- Exercise details: Repeat the material below word for word and leave out all pictures.

- Source data:
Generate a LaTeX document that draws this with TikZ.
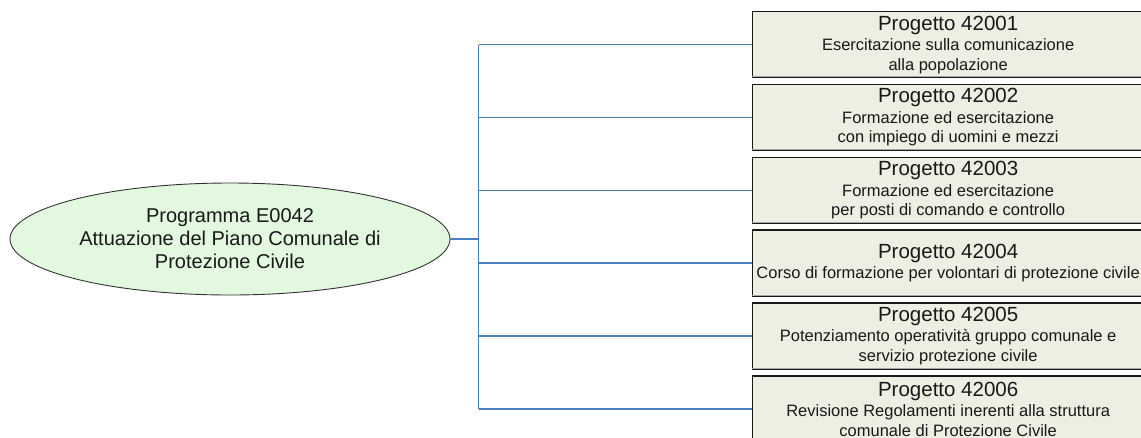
\documentclass[tikz,border=0pt]{standalone}
\usepackage{fontspec}
\setmainfont{Liberation Sans}
\usetikzlibrary{shapes.geometric}
\definecolor{linkblue}{RGB}{74,126,191}
\definecolor{progfill}{RGB}{226,249,224}
\definecolor{projfill}{RGB}{238,238,227}
\newcommand{\projtitle}[1]{{\fontsize{20.5}{22}\selectfont #1}}

\begin{document}
\begin{tikzpicture}[x=1pt,y=-1pt,
    prog/.style={ellipse, draw=black!80, line width=0.9pt, fill=progfill, minimum width=440, minimum height=112, inner sep=0pt, align=center, text=black!90, font=\fontsize{20}{23}\selectfont},
    proj/.style={rectangle, draw=black!90, line width=1.3pt, fill=projfill, minimum width=391, minimum height=66, inner sep=0pt, anchor=west, align=center, text=black!90, font=\fontsize{16.5}{19.5}\selectfont},
    branch/.style={draw=linkblue, line width=1.1pt},
    trunk/.style={draw=linkblue, line width=2pt}]
    \clip (0,0) rectangle (1141,437);
    \useasboundingbox (0,0) rectangle (1141,437);
    \node [prog] (P) at (230,239) {Programma E0042\\Attuazione del Piano Comunale di\\Protezione Civile};
    \coordinate (bus) at (478.5,239);
    \node [proj] (A) at (752,44.75) {\projtitle{Progetto 42001}\\[1pt]Esercitazione sulla comunicazione\\alla popolazione};
    \node [proj] (B) at (752,117.5) {\projtitle{Progetto 42002}\\[1pt]Formazione ed esercitazione\\con impiego di uomini e mezzi};
    \node [proj] (C) at (752,190.5) {\projtitle{Progetto 42003}\\[1pt]Formazione ed esercitazione\\per posti di comando e controllo};
    \node [proj] (D) at (752,263) {\projtitle{Progetto 42004}\\[1pt]Corso di formazione per volontari di protezione civile};
    \node [proj] (E) at (752,336) {\projtitle{Progetto 42005}\\[1pt]Potenziamento operatività gruppo comunale e\\servizio protezione civile};
    \node [proj] (F) at (752,409) {\projtitle{Progetto 42006}\\[1pt]Revisione Regolamenti inerenti alla struttura\\comunale di Protezione Civile};
    % shadow under the boxes
    \draw [gray!70, line width=1pt] ([yshift=1.6]A.south west) -- ([yshift=1.6]A.south east);
    \draw [gray!70, line width=1pt] ([yshift=1.6]B.south west) -- ([yshift=1.6]B.south east);
    \draw [gray!70, line width=1pt] ([yshift=1.6]C.south west) -- ([yshift=1.6]C.south east);
    \draw [gray!70, line width=1pt] ([yshift=1.6]D.south west) -- ([yshift=1.6]D.south east);
    \draw [gray!70, line width=1pt] ([yshift=1.6]E.south west) -- ([yshift=1.6]E.south east);
    % connectors
    \draw [trunk] (P.east) -- (bus);
    \draw [branch] (bus |- A.west) -- (bus |- F.west);
    \draw [branch] (bus |- A.west) -- (A.west);
    \draw [branch] (bus |- B.west) -- (B.west);
    \draw [branch] (bus |- C.west) -- (C.west);
    \draw [branch] (bus |- D.west) -- (D.west);
    \draw [branch] (bus |- E.west) -- (E.west);
    \draw [branch] (bus |- F.west) -- (F.west);
\end{tikzpicture}
\end{document}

- Exercise solution:
Generate a LaTeX document that draws this with TikZ.
\documentclass[tikz,border=0pt]{standalone}
\usepackage{fontspec}
\setmainfont{Liberation Sans}
\usetikzlibrary{shapes.geometric}
\definecolor{linkblue}{RGB}{74,126,191}
\definecolor{progfill}{RGB}{226,249,224}
\definecolor{projfill}{RGB}{238,238,227}
\newcommand{\projtitle}[1]{{\fontsize{20.5}{22}\selectfont #1}}

\begin{document}
\begin{tikzpicture}[x=1pt,y=-1pt,
    prog/.style={ellipse, draw=black!80, line width=0.9pt, fill=progfill, minimum width=440, minimum height=112, inner sep=0pt, align=center, text=black!90, font=\fontsize{20}{23}\selectfont},
    proj/.style={rectangle, draw=black!90, line width=1.3pt, fill=projfill, minimum width=391, minimum height=66, inner sep=0pt, anchor=west, align=center, text=black!90, font=\fontsize{16.5}{19.5}\selectfont},
    branch/.style={draw=linkblue, line width=1.1pt},
    trunk/.style={draw=linkblue, line width=2pt}]
    \clip (0,0) rectangle (1141,437);
    \useasboundingbox (0,0) rectangle (1141,437);
    \node [prog] (P) at (230,239) {Programma E0042\\Attuazione del Piano Comunale di\\Protezione Civile};
    \coordinate (bus) at (478.5,239);
    \node [proj] (A) at (752,44.75) {\projtitle{Progetto 42001}\\[1pt]Esercitazione sulla comunicazione\\alla popolazione};
    \node [proj] (B) at (752,117.5) {\projtitle{Progetto 42002}\\[1pt]Formazione ed esercitazione\\con impiego di uomini e mezzi};
    \node [proj] (C) at (752,190.5) {\projtitle{Progetto 42003}\\[1pt]Formazione ed esercitazione\\per posti di comando e controllo};
    \node [proj] (D) at (752,263) {\projtitle{Progetto 42004}\\[1pt]Corso di formazione per volontari di protezione civile};
    \node [proj] (E) at (752,336) {\projtitle{Progetto 42005}\\[1pt]Potenziamento operatività gruppo comunale e\\servizio protezione civile};
    \node [proj] (F) at (752,409) {\projtitle{Progetto 42006}\\[1pt]Revisione Regolamenti inerenti alla struttura\\comunale di Protezione Civile};
    % shadow under the boxes
    \draw [gray!70, line width=1pt] ([yshift=1.6]A.south west) -- ([yshift=1.6]A.south east);
    \draw [gray!70, line width=1pt] ([yshift=1.6]B.south west) -- ([yshift=1.6]B.south east);
    \draw [gray!70, line width=1pt] ([yshift=1.6]C.south west) -- ([yshift=1.6]C.south east);
    \draw [gray!70, line width=1pt] ([yshift=1.6]D.south west) -- ([yshift=1.6]D.south east);
    \draw [gray!70, line width=1pt] ([yshift=1.6]E.south west) -- ([yshift=1.6]E.south east);
    % connectors
    \draw [trunk] (P.east) -- (bus);
    \draw [branch] (bus |- A.west) -- (bus |- F.west);
    \draw [branch] (bus |- A.west) -- (A.west);
    \draw [branch] (bus |- B.west) -- (B.west);
    \draw [branch] (bus |- C.west) -- (C.west);
    \draw [branch] (bus |- D.west) -- (D.west);
    \draw [branch] (bus |- E.west) -- (E.west);
    \draw [branch] (bus |- F.west) -- (F.west);
\end{tikzpicture}
\end{document}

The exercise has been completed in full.